A focus of your research is catalysis – could you tell us about a key project you’re running right now in your lab and why you find catalysis so attractive?

One of the major projects in my group right now is focused on catalytic hydroacylation. We want to find ways to selectively activate aldehyde C–H bonds to synthesise ketones, esters and amides. Our goal is to use this C–H activation strategy as a unified approach to all sorts of different heterocycles and polyketides and be able to do this in a way that is regio-, enantio- and chemo-selective. There’s something very attractive about catalysis – you can get things to transform that normally wouldn’t by adding a bit of this magical powder.  

What would you say is the major challenge in catalysis?

For my group, the challenge is: how do we bridge that gap from finding something that is novel in reactivity to something that’s going to be wide in applications? It is a difficult challenge, but inspiring to see how catalytic transformations, like metathesis or hydrogenation or cross-coupling, have changed the way people make molecules.

Where do you look for ideas?

I wish there was a journal we could just flip through.

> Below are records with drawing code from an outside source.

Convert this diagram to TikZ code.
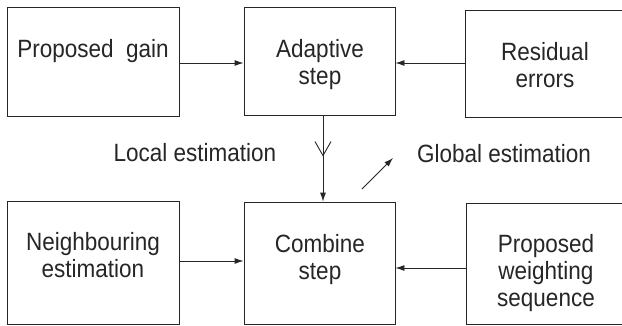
\documentclass[tikz,border=0pt]{standalone}
\usepackage{fontspec}
\setmainfont{Liberation Sans}[FakeStretch=0.9]
\usetikzlibrary{arrows.meta,decorations.markings}
\begin{document}
\begin{tikzpicture}[x=1pt,y=-1pt,
  boxnode/.style={draw=black!85,line width=0.9pt,inner sep=0pt,rectangle},
  txt/.style={inner sep=0pt,align=center,anchor=base,text=black!85,font=\fontsize{25}{27}\selectfont},
  arr/.style={draw=black!85,line width=0.9pt,-{Latex[length=9pt,width=6pt]}},
  midv/.style={postaction={decorate},decoration={markings,mark=at position 41pt with {\arrow{Straight Barb[length=14pt,width=16pt,line width=0.9pt]}}}}
]
\useasboundingbox (0,0) rectangle (622,325);
\fill[white] (0,0) rectangle (622,325);
% boxes
\node[boxnode,minimum width=172pt,minimum height=109pt] (b1) at (93,61.5) {};
\node[boxnode,minimum width=151pt,minimum height=108pt] (b2) at (319.5,61) {};
\node[boxnode,minimum width=158pt,minimum height=107pt] (b3) at (544,63.5) {};
\node[boxnode,minimum width=172pt,minimum height=123pt] (b4) at (93,262.5) {};
\node[boxnode,minimum width=151pt,minimum height=122pt] (b5) at (319.5,263) {};
\node[boxnode,minimum width=157pt,minimum height=121pt] (b6) at (544.5,263.5) {};
% texts (base = baseline of last line)
\node[txt] (t1) at (93,57) {Proposed\ \ gain};
\node[txt] (t2) at (320,84) {Adaptive\\step};
\node[txt] (t3) at (545,87) {Residual\\errors};
\node[txt] (t4) at (93,277) {Neighbouring\\estimation};
\node[txt] (t5) at (320,279) {Combine\\step};
\node[txt] (t6) at (546,306) {Proposed\\weighting\\sequence};
\node[txt] (tl) at (195,161) {Local estimation};
\node[txt] (tg) at (504,162) {Global estimation};
% connectors
\draw[arr] (b1.east|-0,63) -- (b2.west|-0,63);
\draw[arr] (b3.west|-0,63) -- (b2.east|-0,63);
\draw[arr] (b4.east|-0,261) -- (b5.west|-0,261);
\draw[arr] (b6.west|-0,268) -- (b5.east|-0,268);
\draw[arr,midv] (b2.south-|323,0) -- (b5.north-|323,0);
\coordinate (g1) at (362,189);
\coordinate (g2) at (393,158);
\draw[arr] (g1) -- (g2);
\end{tikzpicture}
\end{document}
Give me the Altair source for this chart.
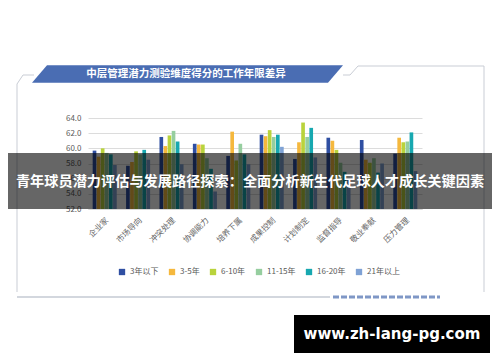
import altair as alt
import pandas as pd

categories = ["企业家", "市场导向", "冲突处理", "协调能力", "培养下属",
              "成果控制", "计划制定", "监督指导", "敬业奉献", "压力管理"]
series = ["3年以下", "3-5年", "6-10年", "11-15年", "16-20年", "21年以上"]
colors = ["#2F4FA2", "#F5B83D", "#B9D33C", "#96CE9F", "#17A8B0", "#7FA2D5"]

v_lt3 = [59.7, 57.7, 61.5, 60.6, 59.0, 61.8, 58.6, 61.4, 61.1, 59.3]
v_3_5 = [58.9, 58.2, 60.3, 60.5, 62.2, 61.6, 60.8, 61.0, 58.5, 61.4]
v_6_10 = [60.0, 59.6, 61.7, 60.5, 58.4, 62.4, 63.4, 59.8, 58.1, 60.8]
v_11_15 = [59.4, 59.2, 62.3, 58.7, 60.6, 61.5, 61.5, 58.1, 58.7, 60.9]
v_16_20 = [59.2, 59.8, 60.9, 57.3, 59.2, 61.8, 62.7, 56.9, 56.8, 62.1]
v_21p = [57.8, 58.5, 57.9, 54.3, 57.9, 60.2, 58.8, 55.9, 58.0, 57.0]

y_ticks = [52, 54, 56, 58, 60, 62, 64]

chart_title = "中层管理潜力测验维度得分的工作年限差异"
banner_text = "青年球员潜力评估与发展路径探索：全面分析新生代足球人才成长关键因素"
watermark = "www.zh-lang-pg.com"

all_vals = [v_lt3, v_3_5, v_6_10, v_11_15, v_16_20, v_21p]
rows = []
for s, vals in zip(series, all_vals):
    for c, v in zip(categories, vals):
        rows.append({"维度": c, "年限": s, "得分": v})
df = pd.DataFrame(rows)

FONT = "Noto Sans CJK SC"
W, H = 334, 91
one = pd.DataFrame({"k": [0]})

bars = alt.Chart(df).mark_bar().encode(
    x=alt.X("维度:N", sort=categories,
            scale=alt.Scale(paddingInner=0.28, paddingOuter=0.14),
            axis=alt.Axis(title=None, labelAngle=-45, labelAlign="right",
                          labelBaseline="top", labelPadding=7, ticks=False,
                          labelFontSize=8, labelColor="#666666", labelFont=FONT,
                          domainColor="#d9d9d9")),
    xOffset=alt.XOffset("年限:N", sort=series, scale=alt.Scale(paddingInner=0.1)),
    y=alt.Y("得分:Q", scale=alt.Scale(domain=[52, 64], zero=False, nice=False),
            axis=alt.Axis(title=None, values=y_ticks, format=".1f", ticks=False,
                          domain=False, labelPadding=7, labelFontSize=8,
                          labelColor="#595959", labelFont=FONT,
                          gridColor="#dcdcdc")),
    y2=alt.datum(52),
    color=alt.Color("年限:N", sort=series,
                    scale=alt.Scale(domain=series, range=colors),
                    legend=alt.Legend(title=None, orient="none", legendX=30, legendY=150,
                                      direction="horizontal", columns=6,
                                      symbolType="square", symbolSize=40,
                                      symbolStrokeWidth=0, labelFontSize=8,
                                      labelColor="#595959", labelFont=FONT,
                                      columnPadding=9, labelOffset=4)),
)

def px(x):
    return x - 88

def py(y):
    return y - 118

def rule(x1, y1, x2, y2, color="#c9cdd5", width=1, dash=None):
    kw = dict(color=color, strokeWidth=width)
    if dash:
        kw["strokeDash"] = dash
    return alt.Chart(one).mark_rule(**kw).encode(
        x=alt.value(px(x1)), x2=alt.value(px(x2)),
        y=alt.value(py(y1)), y2=alt.value(py(y2)))

frame = [
    rule(17, 84, 23, 75),
    rule(23, 75, 34, 75),
    rule(17, 84, 17, 292),
    rule(343, 75, 350, 75),
    rule(350, 75, 358, 66),
    rule(358, 66, 484, 66),
    rule(484, 66, 484, 292),
    rule(17, 297, 330, 297, color="#d3d7de", width=2),
    rule(333, 297, 440, 297, color="#7f97c6", width=3, dash=[6, 2]),
]

tab_path = "M -0.9035 -0.0569 L 1 -0.0569 L 0.9035 0.0569 L -1 0.0569 Z"
tab = alt.Chart(one).mark_point(shape=tab_path, filled=True, size=311 * 311,
                                color="#4A6DB3", opacity=1, strokeWidth=0).encode(
    x=alt.value(px(187.5)), y=alt.value(py(74)))
tab_text = alt.Chart(one).mark_text(text=chart_title, font=FONT, fontSize=10.5,
                                    fontWeight="bold", color="white",
                                    align="center", baseline="middle").encode(
    x=alt.value(px(186)), y=alt.value(py(74)))

banner = alt.Chart(one).mark_rect(color="#000000", opacity=0.6).encode(
    x=alt.value(px(-10)), x2=alt.value(px(510)),
    y=alt.value(py(153)), y2=alt.value(py(209)))
banner_t = alt.Chart(one).mark_text(text=banner_text, font=FONT, fontSize=14.2,
                                    fontWeight="bold", color="white",
                                    align="center", baseline="middle").encode(
    x=alt.value(px(250)), y=alt.value(py(182)))

wm_box = alt.Chart(one).mark_rect(color="#000000").encode(
    x=alt.value(px(294)), x2=alt.value(px(490)),
    y=alt.value(py(315)), y2=alt.value(py(353)))
wm_text = alt.Chart(one).mark_text(text=watermark, font="DejaVu Sans", fontSize=15,
                                   fontWeight="bold", color="white",
                                   align="center", baseline="middle").encode(
    x=alt.value(px(392)), y=alt.value(py(334)))

chart = alt.layer(*frame, tab, tab_text, bars, banner, banner_t, wm_box, wm_text).properties(
    width=W, height=H,
    autosize=alt.AutoSizeParams(type="none"),
    padding={"left": 80, "top": 110, "right": 70, "bottom": 145},
    background="white",
).configure_view(stroke=None)

chart.save("out.html", embed_options={"renderer": "svg", "actions": False})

Initially I worried that coming up with ideas was impossible, but new ideas pop up all the time through interactions with my students. My students will suggest something and I’ll suggest something else and this going back and forth is what generates and refines our ideas. It’s important for both sides to never shut down the other person’s ideas, but rather build upon them.

One of my students suggested an experiment and instead of saying ‘that’s known with a different catalyst, let’s not do it,’ I said ‘sure, try it and see what happens.’ The result was not what either of us expected. Instead of saying ‘well, this result is interesting but maybe not that interesting,’ we tried to realise the potential in the result, thinking of all the possible ways that we could take it in different directions. That’s how we got started on the ketone hydroacylation project!